For the material that follows, list every line containing the word "this".
## START GIVEN INFORMATION
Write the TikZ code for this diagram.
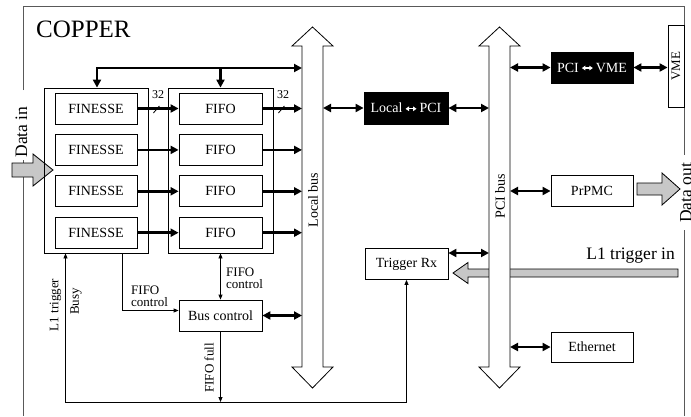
\documentclass[tikz,border=0pt]{standalone}
\usepackage{fontspec}
\setmainfont{Liberation Serif}
\usetikzlibrary{arrows.meta, positioning, calc}

\newcommand\lrarrow{\tikz[baseline={(0pt,-4pt)}]\draw[white, line width=1.3pt, {Triangle[length=3.5pt,width=4.5pt]}-{Triangle[length=3.5pt,width=4.5pt]}] (0pt,0pt) -- (11pt,0pt);}

\tikzset{
	unitbox/.style={draw, fill=white, line width=0.8pt, minimum width=83pt, minimum height=31pt, inner sep=0pt, font=\fontsize{14}{16}\selectfont},
	darkbox/.style={unitbox, fill=black, text=white},
	groupbox/.style={draw, line width=0.8pt, inner sep=0pt}
}
\tikzset{
	busline/.style={line width=2.6pt, -{Triangle[length=8pt,width=8pt]}},
	busboth/.style={line width=2.6pt, {Triangle[length=8pt,width=8pt]}-{Triangle[length=8pt,width=8pt]}},
	sigline/.style={line width=0.8pt, -{Triangle[length=5pt,width=4pt]}},
	sigboth/.style={line width=0.8pt, {Triangle[length=5pt,width=4pt]}-{Triangle[length=5pt,width=4pt]}}
}
\tikzset{
	smalltext/.style={font=\fontsize{13}{12}\selectfont, inner sep=0pt, align=left},
	bigtext/.style={font=\fontsize{17.5}{18}\selectfont, inner sep=0pt},
	fatarrow/.style={draw, line width=0.8pt, fill=black!22},
	frame/.style={line width=0.8pt, black!65}
}
\tikzset{
	busarrow/.pic={
			\draw[line width=0.8pt, fill=white]
			(-10.5,46) -- (-20.5,46) -- (0,27) -- (20.5,46) -- (10.5,46) --
			(10.5,367) -- (20.5,367) -- (0,388) -- (-20.5,367) -- (-10.5,367) -- cycle;
		}
}

\begin{document}
\begin{tikzpicture}[x=1pt, y=-1pt]
	\useasboundingbox (0,0) rectangle (691,416);

	% board outline
	\draw[frame] (23,90) -- (23,6) -- (684,6) -- (684,25);
	\draw[frame] (23,160) -- (23,416);
	\draw[frame] (684,107) -- (684,155);
	\draw[frame] (684,230) -- (684,416);
	\node[font=\fontsize{25}{25}\selectfont, inner sep=0pt, anchor=west] (copper) at (36,29) {COPPER};

	\node[bigtext, rotate=90] (datain) at (21.5,132) {Data in};
	\node[bigtext, rotate=90] (dataout) at (686,193) {Data out};
	\draw[fatarrow] (12,163) -- (33,163) -- (33,154) -- (53,170) -- (33,186) -- (33,177) -- (12,177) -- cycle;
	\draw[fatarrow] (637,183) -- (662,183) -- (662,173) -- (680,189) -- (662,205) -- (662,195) -- (637,195) -- cycle;

	% trigger input passes under the PCI bus
	\draw[fatarrow] (678,269) -- (468,269) -- (468,262.5) -- (453,273) -- (468,283.5) -- (468,277) -- (678,277) -- cycle;
	\node[bigtext, anchor=base east] (l1in) at (675,259) {L1 trigger in};

	% buses
	\pic at (312.5,0) {busarrow};
	\pic at (499.5,0) {busarrow};
	\coordinate (lbusL) at (302,0);
	\coordinate (lbusR) at (323,0);
	\coordinate (pbusL) at (489,0);
	\coordinate (pbusR) at (510,0);
	\node[font=\fontsize{14}{14}\selectfont, rotate=90] (lbuslabel) at (313,200) {Local bus};
	\node[font=\fontsize{14}{14}\selectfont, rotate=90] (pbuslabel) at (500,196) {PCI bus};

	% FINESSE and FIFO cards
	\node[groupbox, minimum width=104pt, minimum height=165pt] (fingrp) at (96,170.5) {};
	\node[groupbox, minimum width=105pt, minimum height=165pt] (fifogrp) at (220.5,170.5) {};
	\foreach \i/\y in {1/108.5, 2/149.9, 3/191.3, 4/232.7} {
			\node[unitbox, minimum width=82pt] (fin\i) at (96,\y) {FINESSE};
			\node[unitbox] (fifo\i) at (220.5,\y) {FIFO};
			\draw[busline] (fin\i.east) -- (fifo\i.west);
			\draw[busline] (fifo\i.east) -- (fifo\i.east -| lbusL);
		}

	\draw[line width=0.8pt] ($(fin1.east)+(16,4.5)$) -- ++(6,-7);
	\draw[line width=0.8pt] ($(fifo1.east)+(16,4.5)$) -- ++(6,-7);
	\node[font=\fontsize{12}{12}\selectfont, inner sep=0pt] (w1) at (158,95) {32};
	\node[font=\fontsize{12}{12}\selectfont, inner sep=0pt] (w2) at (283,95) {32};

	\coordinate (fbk) at (97,68);
	\draw[busboth] (fingrp.north -| fbk) |- (lbusL |- fbk);
	\draw[busline] (fifogrp.north |- fbk) -- (fifogrp.north);

	% bridges and PCI devices
	\node[darkbox, minimum width=84pt, minimum height=32pt] (lpci) at (406,108) {Local\,\lrarrow\,PCI};
	\node[darkbox, minimum width=82pt] (pcivme) at (592,67.5) {PCI\,\lrarrow\,VME};
	\node[draw, fill=white, line width=0.8pt, rotate=90, minimum width=82pt, minimum height=16pt, inner sep=0pt, font=\fontsize{13}{13}\selectfont] (vme) at (676,66) {VME};
	\node[unitbox, minimum width=82pt] (prpmc) at (592,191) {PrPMC};
	\node[unitbox, minimum width=82pt, minimum height=30pt] (ether) at (592,347) {Ethernet};
	\node[unitbox] (trigrx) at (406.5,264) {Trigger Rx};

	\draw[busboth] (lpci.west) -- (lpci.west -| lbusR);
	\draw[busboth] (lpci.east) -- (lpci.east -| pbusL);
	\draw[busboth] (pcivme.west) -- (pcivme.west -| pbusR);
	\draw[busboth] (pcivme.east) -- (pcivme.east -| vme.north);
	\draw[busboth] (prpmc.west) -- (prpmc.west -| pbusR);
	\draw[busboth] (ether.west) -- (ether.west -| pbusR);
	\draw[busboth] ([yshift=11pt]trigrx.east) -- ([yshift=11pt]trigrx.east -| pbusL);

	% control logic
	\node[unitbox] (busctl) at (220.5,315.5) {Bus control};
	\draw[busboth] (busctl.east) -- (busctl.east -| lbusL);
	\draw[sigboth] (fifogrp.south) -- (busctl.north);
	\node[smalltext, anchor=west] (fctl1) at (226,278) {FIFO\\control};

	\coordinate (fctlx) at (122,0);
	\draw[sigline] (fingrp.south -| fctlx) |- ([yshift=5pt]busctl.west);
	\node[smalltext, anchor=west] (fctl2) at (131,296) {FIFO\\control};

	\coordinate (bottomY) at (0,402);
	\coordinate (busyx) at (65.5,0);
	\draw[sigline] (busctl.south) -- (busctl.south |- bottomY);
	\node[smalltext, rotate=90] (ffull) at (209,368) {FIFO full};
	\draw[sigboth] (fingrp.south -| busyx) -- (busyx |- bottomY) -| (trigrx.south);
	\node[smalltext, rotate=90] (l1trig) at (55.5,305) {L1 trigger};
	\node[smalltext, rotate=90] (busy) at (76,301.5) {Busy};

\end{tikzpicture}
\end{document}
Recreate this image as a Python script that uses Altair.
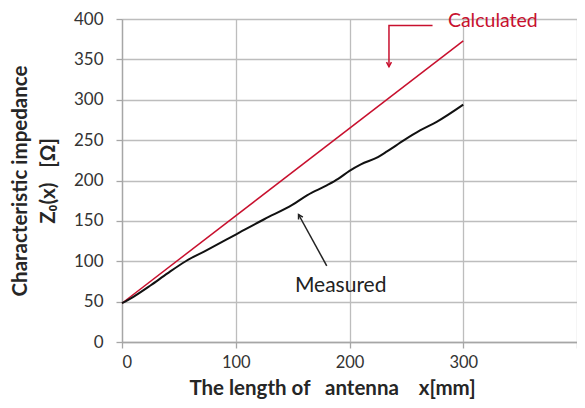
## END GIVEN INFORMATION
# [TASK RESULT]
Write the TikZ code for this diagram.
Recreate this image as a Python script that uses Altair.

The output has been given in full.